Выбрасывали на магаданский берег, расшвыривали по лагерям кого куда, но всех одинаково — умирать. Так было задумано. И умереть было легче всего. Трудно — выжить. Всего труднее, почти невозможно — остаться человеком. Несмотря ни на что.
Кроме высокого примера человечности эти люди дали нам еще пример — спасения через Слово. Одна из них, Нина Гаген-Торн, сказала об этом чеканной формулой: «Те, кто разроет свое сознание до пласта ритма и поплывет в нем, не сойдут с ума. Стих, как шаманский бубен, уводит человека в просторы Седьмого Неба…»
В двадцатом столетии духовный подвиг декабриста Гавриила Батенькова повторят тысячи — сообразно силе гнета, насилия и противоборствующего им отпора. Тот же рывок в Седьмое Небо — как единственный выход.
Пуля вместо точки
БОРИС ПИЛЬНЯК
Сужение света
Ты говоришь!
Я стал другим человеком
Сужение света
Суд над Борисом Пильняком начался задолго до того, как его арестовали.
В последние годы в его жизни стал повторяться все чаще один и тот же похожий на кошмарный сон случай. Встречал где-нибудь знакомых, и те удивленно спрашивали:
— Это ты?
— Я… Кто же еще?
— А мы слышали, ты арестован…
А он писал роман. Возился с маленьким сыном, любил молодую жену, сажал на даче в Переделкине деревья — выращивал свой сад. Приходили гости, сообщали об арестах, почтальон приносил газеты — и там клеймились все новые враги народа, среди которых были и его вчерашние друзья. И из разговоров, и из газет вставало все то же:
— Это ты? Ты еще не арестован?
А он работал каждый день, несмотря ни на что, отгоняя страхи, — роман уже близился к развязке. Это был давний замысел — о корнях и судьбах русской революции, да и о самом себе.
Он делал свою книгу из жизни, но и жизнь делала из его судьбы историю, печальную повесть о том, как под гнетом тьмы сужался светлый круг бытия — до лубянской камеры.
Когда же оно началось, это сужение света?
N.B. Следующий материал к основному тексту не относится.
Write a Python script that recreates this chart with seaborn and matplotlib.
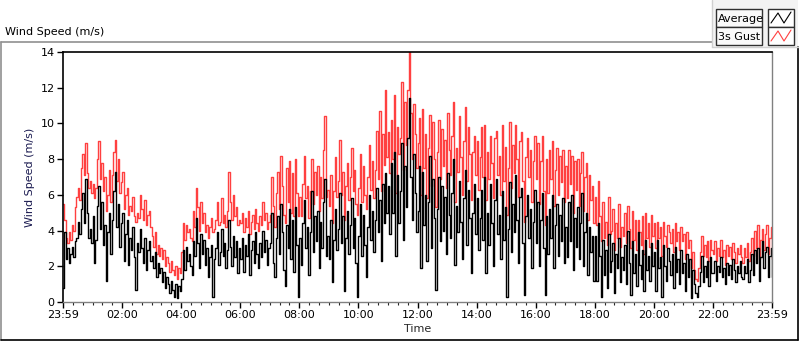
import numpy as np
import pandas as pd
import matplotlib
matplotlib.use("Agg")
import matplotlib.pyplot as plt
from matplotlib.patches import Rectangle
from matplotlib.lines import Line2D
import seaborn as sns

# 3-minute samples, hours 0..24 (one line per hour)
avg = [
    0.8, 3.9, 2.4, 3.0, 2.2, 2.7, 3.1, 2.5, 3.4, 3.6, 4.5, 3.8, 5.2, 6.1, 4.4, 6.9, 5.0, 3.6, 4.1, 3.3,
    4.8, 2.2, 3.5, 5.4, 6.5, 4.1, 5.6, 3.2, 4.3, 1.2, 3.9, 5.0, 2.7, 4.6, 6.2, 7.3, 4.2, 5.5, 3.1, 4.4,
    5.0, 2.3, 3.8, 4.6, 2.1, 3.6, 2.9, 4.2, 2.5, 0.7, 3.3, 2.8, 4.1, 3.0, 2.2, 3.6, 1.8, 2.9, 3.4, 2.3,
    2.6, 1.9, 2.8, 1.4, 2.2, 1.6, 1.9, 1.1, 1.7, 0.8, 1.4, 1.0, 0.5, 1.2, 0.7, 0.3, 1.0, 0.2, 0.9, 0.6,
    1.3, 2.9, 1.8, 3.1, 2.3, 2.7, 2.0, 1.5, 3.4, 2.6, 4.7, 3.3, 1.9, 3.8, 2.7, 3.5, 2.1, 3.0, 1.4, 2.5,
    3.2, 0.3, 2.4, 3.0, 3.9, 2.1, 2.8, 4.1, 2.6, 3.3, 1.9, 2.9, 4.6, 3.1, 2.0, 3.7, 2.5, 3.4, 1.6, 3.0,
    2.4, 3.6, 1.7, 3.2, 2.6, 3.8, 1.5, 2.9, 3.4, 2.2, 3.9, 2.7, 1.9, 3.3, 2.5, 4.0, 2.8, 3.5, 2.1, 3.0,
    3.3, 5.0, 2.2, 1.4, 3.6, 4.8, 2.7, 5.5, 3.9, 1.8, 0.9, 4.3, 3.0, 5.2, 2.4, 4.6, 1.7, 5.3, 3.2, 0.3,
    3.6, 2.1, 4.4, 5.7, 3.0, 4.2, 1.5, 3.9, 6.2, 2.8, 4.8, 3.4, 5.1, 1.9, 4.5, 3.0, 5.6, 6.9, 2.6, 3.7,
    2.4, 4.6, 1.1, 3.5, 5.2, 2.9, 4.1, 6.1, 3.3, 4.8, 0.6, 3.6, 5.1, 2.7, 4.3, 5.8, 3.0, 4.7, 2.2, 0.3,
    3.7, 5.5, 2.6, 4.9, 3.2, 1.4, 4.2, 6.0, 3.5, 5.1, 2.8, 4.6, 6.4, 3.9, 5.7, 2.3, 6.6, 4.4, 7.2, 5.0,
    6.5, 3.8, 7.8, 5.0, 8.4, 2.6, 7.1, 4.4, 6.2, 8.9, 3.5, 7.6, 5.3, 9.2, 11.4, 7.0, 4.6, 8.3, 6.1, 3.9,
    5.1, 7.6, 1.9, 7.3, 4.3, 6.0, 2.3, 5.6, 8.2, 3.0, 6.9, 4.7, 0.7, 5.2, 7.0, 3.4, 6.5, 4.0, 5.9, 2.7,
    7.2, 4.9, 3.6, 6.1, 8.0, 2.1, 5.4, 3.9, 6.8, 4.5, 2.4, 5.8, 7.4, 3.2, 6.3, 4.7, 1.6, 5.0, 6.6, 3.8,
    5.8, 2.9, 4.7, 6.3, 3.5, 7.0, 1.6, 5.0, 3.2, 6.6, 4.4, 2.0, 5.7, 6.9, 3.8, 4.9, 2.4, 6.2, 3.5, 5.3,
    0.3, 4.1, 6.7, 2.8, 5.5, 3.9, 7.1, 4.6, 2.2, 5.9, 6.4, 3.3, 0.4, 4.8, 6.0, 3.6, 5.2, 1.9, 4.5, 6.3,
    3.3, 5.6, 2.0, 4.6, 6.1, 3.0, 0.4, 4.8, 2.7, 5.2, 3.6, 6.0, 1.9, 4.3, 5.5, 2.6, 4.9, 3.4, 5.8, 2.2,
    4.2, 2.5, 5.6, 3.4, 6.0, 1.8, 4.7, 3.1, 5.3, 2.4, 4.4, 6.1, 2.0, 3.9, 5.0, 1.5, 4.2, 2.8, 3.7, 1.2,
    3.7, 1.2, 4.4, 2.6, 0.3, 3.5, 1.5, 2.9, 0.8, 3.8, 1.7, 2.3, 3.3, 0.5, 2.7, 1.9, 3.6, 1.1, 2.5, 1.8,
    3.2, 1.0, 4.0, 2.2, 0.4, 3.4, 1.6, 2.7, 0.9, 3.9, 2.1, 1.3, 2.9, 0.6, 3.5, 1.8, 2.6, 1.2, 3.3, 2.0,
    2.8, 0.6, 3.5, 1.9, 2.5, 0.3, 3.2, 2.0, 1.2, 3.0, 2.3, 1.5, 2.7, 0.8, 3.1, 1.7, 2.4, 1.0, 2.9, 1.6,
    2.2, 0.6, 2.7, 1.4, 2.4, 0.2, 1.8, 1.0, 0.5, 0.3, 0.9, 1.7, 2.6, 1.1, 2.0, 1.4, 2.3, 0.9, 2.5, 1.6,
    1.6, 2.3, 1.2, 2.0, 1.7, 2.5, 1.4, 1.9, 1.0, 2.2, 1.5, 2.1, 1.3, 2.4, 1.8, 1.1, 2.0, 1.6, 2.3, 1.4,
    1.3, 2.0, 1.6, 2.4, 1.1, 1.8, 2.7, 1.5, 2.9, 2.2, 3.0, 1.2, 2.5, 3.4, 1.9, 2.8, 3.1, 1.4, 2.6, 3.0,
    1.4,
]
gust = [
    5.5, 4.6, 3.6, 3.3, 3.9, 3.5, 4.3, 4.0, 5.3, 5.9, 6.4, 5.7, 7.5, 8.3, 7.1, 8.9, 7.2, 6.4, 6.8, 6.1,
    6.6, 5.8, 6.4, 8.0, 9.0, 6.9, 7.8, 6.2, 7.0, 5.1, 6.0, 7.4, 5.6, 7.1, 8.4, 9.1, 6.8, 8.0, 6.1, 6.7,
    7.3, 5.2, 6.0, 6.4, 4.9, 5.4, 5.1, 5.9, 4.8, 4.5, 5.0, 4.7, 6.0, 5.2, 4.6, 5.7, 4.3, 4.9, 5.1, 4.2,
    3.7, 3.1, 3.9, 2.7, 3.2, 2.6, 3.0, 2.4, 2.9, 2.0, 2.5, 2.2, 1.7, 2.3, 1.8, 1.5, 2.0, 1.3, 1.9, 1.6,
    2.8, 4.4, 3.5, 4.3, 3.9, 4.1, 3.6, 3.4, 5.1, 4.2, 6.4, 5.3, 4.0, 5.6, 4.4, 5.0, 3.9, 4.3, 3.6, 4.2,
    4.7, 3.9, 4.1, 4.6, 5.6, 4.3, 4.5, 5.8, 4.4, 4.9, 4.2, 5.1, 7.3, 5.6, 4.6, 6.0, 4.8, 5.3, 4.3, 4.6,
    4.4, 5.0, 3.9, 4.7, 4.2, 5.1, 3.8, 4.5, 4.9, 4.1, 5.2, 4.4, 4.0, 4.8, 4.3, 5.6, 4.6, 5.0, 4.1, 4.5,
    4.9, 7.0, 5.4, 4.2, 6.1, 7.3, 5.2, 8.2, 6.5, 4.9, 4.4, 7.5, 5.6, 7.9, 5.0, 7.2, 4.8, 8.0, 6.1, 4.8,
    5.9, 4.8, 6.6, 8.2, 5.8, 6.5, 4.7, 6.2, 8.0, 5.5, 7.3, 6.0, 7.6, 5.1, 7.0, 5.8, 8.5, 10.4, 5.9, 6.3,
    5.4, 7.1, 4.4, 6.2, 8.1, 5.9, 6.8, 9.1, 6.0, 7.3, 4.6, 6.5, 7.8, 5.7, 7.0, 8.6, 6.2, 7.4, 5.5, 4.9,
    6.4, 8.3, 5.6, 7.6, 6.0, 5.2, 7.0, 8.8, 6.3, 7.9, 5.8, 7.4, 9.6, 6.9, 10.7, 6.2, 9.4, 7.7, 11.9, 8.1,
    9.5, 7.2, 10.2, 8.0, 11.6, 6.1, 9.8, 8.3, 9.2, 12.3, 7.4, 11.2, 8.8, 11.9, 14.0, 10.6, 8.0, 11.1, 9.4, 7.5,
    8.9, 10.3, 6.0, 10.8, 7.5, 9.4, 5.8, 8.6, 10.5, 6.5, 10.1, 8.0, 5.3, 8.4, 10.2, 6.9, 9.7, 7.6, 9.1, 6.4,
    10.6, 8.5, 7.1, 9.3, 11.2, 5.6, 8.6, 7.3, 10.4, 8.1, 6.0, 9.0, 10.9, 6.8, 9.8, 8.3, 5.7, 8.4, 9.3, 7.1,
    9.0, 6.3, 8.1, 9.8, 7.0, 9.9, 5.7, 8.4, 6.9, 9.3, 7.8, 5.8, 9.2, 9.6, 7.1, 8.2, 6.0, 9.9, 6.8, 8.7,
    4.9, 7.5, 10.1, 6.4, 8.8, 7.2, 9.9, 8.0, 5.9, 9.0, 9.5, 6.8, 4.5, 8.1, 9.2, 7.0, 8.5, 5.6, 7.9, 9.3,
    6.9, 8.9, 5.5, 7.9, 9.3, 6.2, 4.3, 8.0, 6.1, 8.5, 6.9, 9.0, 5.4, 7.4, 8.6, 6.0, 8.2, 6.7, 8.5, 5.6,
    7.6, 5.8, 8.5, 6.6, 8.2, 5.0, 7.9, 6.3, 8.0, 5.4, 7.2, 8.4, 5.1, 7.0, 7.8, 4.6, 7.1, 5.7, 6.5, 4.4,
    5.9, 4.3, 6.8, 4.8, 3.4, 5.6, 3.6, 4.5, 3.2, 5.9, 3.8, 4.0, 5.2, 2.9, 4.4, 3.6, 5.5, 3.1, 4.2, 3.7,
    5.0, 3.3, 5.4, 4.1, 3.0, 5.1, 3.5, 4.6, 2.9, 4.6, 3.9, 3.2, 4.8, 2.7, 5.0, 3.6, 4.4, 3.1, 4.9, 3.7,
    4.4, 3.0, 4.5, 3.6, 4.2, 2.6, 4.5, 3.7, 3.1, 4.3, 3.9, 3.3, 4.1, 2.8, 4.4, 3.4, 3.9, 2.9, 4.2, 3.4,
    3.8, 2.4, 3.9, 3.0, 3.5, 1.9, 2.8, 1.8, 1.3, 1.2, 1.9, 2.8, 3.7, 2.6, 3.2, 2.5, 3.4, 2.3, 3.5, 2.9,
    2.7, 3.4, 2.3, 3.0, 2.6, 3.5, 2.5, 2.9, 2.1, 3.2, 2.6, 3.1, 2.4, 3.3, 2.8, 2.2, 3.0, 2.7, 3.2, 2.5,
    2.2, 3.0, 2.5, 3.3, 2.3, 2.8, 3.6, 2.6, 4.0, 3.0, 4.3, 2.4, 3.5, 4.1, 2.9, 3.8, 4.3, 2.7, 3.6, 4.2,
    2.4,
]
step_minutes = 3
tick_hours = [0, 2, 4, 6, 8, 10, 12, 14, 16, 18, 20, 22, 24]
tick_labels = ["23:59", "02:00", "04:00", "06:00", "08:00", "10:00", "12:00",
               "14:00", "16:00", "18:00", "20:00", "22:00", "23:59"]
y_ticks = [0, 2, 4, 6, 8, 10, 12, 14]

n = min(len(avg), len(gust))
hours = np.arange(n) * step_minutes / 60.0
df = pd.concat([
    pd.DataFrame({"Time": hours, "Speed": gust[:n], "Series": "3s Gust"}),
    pd.DataFrame({"Time": hours, "Speed": avg[:n], "Series": "Average"}),
])

sns.set_style("white")
plt.rcParams["font.family"] = ["DejaVu Sans"]

fig = plt.figure(figsize=(8, 3.42), dpi=100)
fig.patch.set_facecolor("white")
ax = fig.add_axes([63 / 800, 40 / 342, (772 - 63) / 800, (302 - 52) / 342])

sns.lineplot(data=df, x="Time", y="Speed", hue="Series",
             palette={"3s Gust": "#ff4040", "Average": "#000000"},
             hue_order=["3s Gust", "Average"], estimator=None,
             drawstyle="steps-post", linewidth=1.0, legend=False, ax=ax)

ax.set_xlim(0, 24)
ax.set_ylim(0, 14)
ax.set_xticks(tick_hours)
ax.set_xticklabels(tick_labels)
ax.set_xticks(np.arange(0, 24.01, 1 / 3), minor=True)
ax.set_yticks(y_ticks)
ax.tick_params(axis="both", which="major", direction="out", length=4, width=1,
               labelsize=8, colors="black", pad=2, bottom=True, left=True)
ax.tick_params(axis="x", which="minor", direction="out", length=2.5, width=0.8,
               bottom=True)
ax.set_xlabel("Time", fontsize=8, labelpad=3)
ax.set_ylabel("Wind Speed (m/s)", fontsize=8, color="#1a1a50", labelpad=4)
for s in ["left", "top"]:
    ax.spines[s].set_color("black")
    ax.spines[s].set_linewidth(1.2)
for s in ["right", "bottom"]:
    ax.spines[s].set_color("#808080")
    ax.spines[s].set_linewidth(1.0)

def px(x, y):
    return x / 800, 1 - y / 342

# outer frame
fig.add_artist(Line2D([px(1, 0)[0], px(712, 0)[0]], [px(0, 42)[1]] * 2,
                      color="#909090", lw=1.2))
fig.add_artist(Line2D([px(1, 0)[0]] * 2, [px(0, 42)[1], px(0, 340)[1]],
                      color="#909090", lw=1.2))
fig.add_artist(Line2D([px(1, 0)[0], px(798, 0)[0]], [px(0, 340)[1]] * 2,
                      color="black", lw=1.2))
fig.add_artist(Line2D([px(798, 0)[0]] * 2, [px(0, 47)[1], px(0, 340)[1]],
                      color="black", lw=1.2))

fig.text(5 / 800, 1 - 32 / 342, "Wind Speed (m/s)", fontsize=8,
         va="center", ha="left", color="black")

# legend panel
fig.add_artist(Rectangle(px(712, 47), 86 / 800, 47 / 342, facecolor="#f3f3f3",
                         edgecolor="none"))
fig.add_artist(Line2D([px(712, 0)[0]] * 2, [px(0, 0)[1], px(0, 47)[1]],
                      color="#d0d0d0", lw=1))
fig.add_artist(Line2D([px(712, 0)[0], px(798, 0)[0]], [px(0, 47)[1]] * 2,
                      color="#d0d0d0", lw=1))
entries = [("Average", "black", 9), ("3s Gust", "#ff4040", 27)]
for name, col, top in entries:
    fig.add_artist(Rectangle(px(716, top + 18), 46 / 800, 18 / 342,
                             facecolor="#fafafa", edgecolor="#303030", lw=1))
    fig.text(718 / 800, 1 - (top + 9.5) / 342, name, fontsize=8,
             va="center", ha="left", color="black")
    fig.add_artist(Rectangle(px(768, top + 18), 26 / 800, 18 / 342,
                             facecolor="white", edgecolor="#303030", lw=1))
    zx = [771, 778, 784, 791]
    zy = [top + 14, top + 4, top + 14, top + 3]
    fig.add_artist(Line2D([x / 800 for x in zx], [1 - y / 342 for y in zy],
                          color=col, lw=0.8))

fig.savefig("out.png", dpi=100)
Как случилось, что его яркая звезда закатилась, и он, Борис Пильняк, стал изгоем?
Поначалу он был счастливчиком в литературе, писательский путь его шел по крутой восходящей, успех, а потом и слава неизменно сопутствовали ему. И это была не шальная, глупая слава, а честная, добытая талантом и трудом. В 20-е годы он — один из самых читаемых и популярных советских писателей, автор десятка томов рассказов, повестей и романов, переведенных на многие языки, блестящий экспериментатор-модернист, мэтр, глава целой творческой школы.
Однако была в советской литературе и другая иерархия — и там он числился всего лишь попутчиком — это пренебрежительное словечко придумал нарком просвещения Луначарский и особенно обожал Троцкий, метавший ярлыки направо и налево, как гранаты. Попутчиками называли тех подозрительных, «нечистых» писателей, которые не состояли в партии и не имели пролетарской родословной, хотя и признавали революцию, — к ним относили Есенина и Бабеля, Пастернака и Замятина, Зощенко, Алексея Толстого и многих других, безусловно мастеров, но не безусловно советских. Общественный вес писателя определялся не его даром, а на идеологических весах. Бабель был объявлен революционным попутчиком, Всеволод Иванов — просто попутчиком, а Пильняк — «попутчиком» в кавычках.
Может быть, тогда все и началось, с этих зловещих кавычек? Или когда Сталин, ведущий персональный учет талантов, дал задание проводникам его линии в литературе обратить на Пильняка особое внимание?
Резон в таком надзоре, конечно, был: писатель одним из первых обнажил в революции ее изнанку. Он увидел в ней не лозунги и марши, а кровавый смерч, беспощадный ураган, вырвавшегося на свободу зверя, «стихийного, как волк». К волку Сталин питал особое пристрастие — недаром имел привычку рисовать в своих бумагах серого хищника. В книгах Пильняка большевики ходят стаей — «кожаные куртки», «кожаные красавцы», ходят, чтобы «энегрично фукцировать» (это выражение писатель подслушал у одного коммуниста, который дослужился до наркома и стал управлять государством). «Так вот знаем, так вот хотим, так вот поставили и — баста!.. И черт с вами со всеми, — слышите ли вы, лимонад кисло-сладкий?!» — вот что значит «энегрично фукцировать». А во главе всей этой новой — полуволчьей, полулюдской — породы встал выведенный писателем в «Повести непогашенной луны» «негорбящийся человек», «номер первый», в котором все узнали, не могли не узнать, Сталина.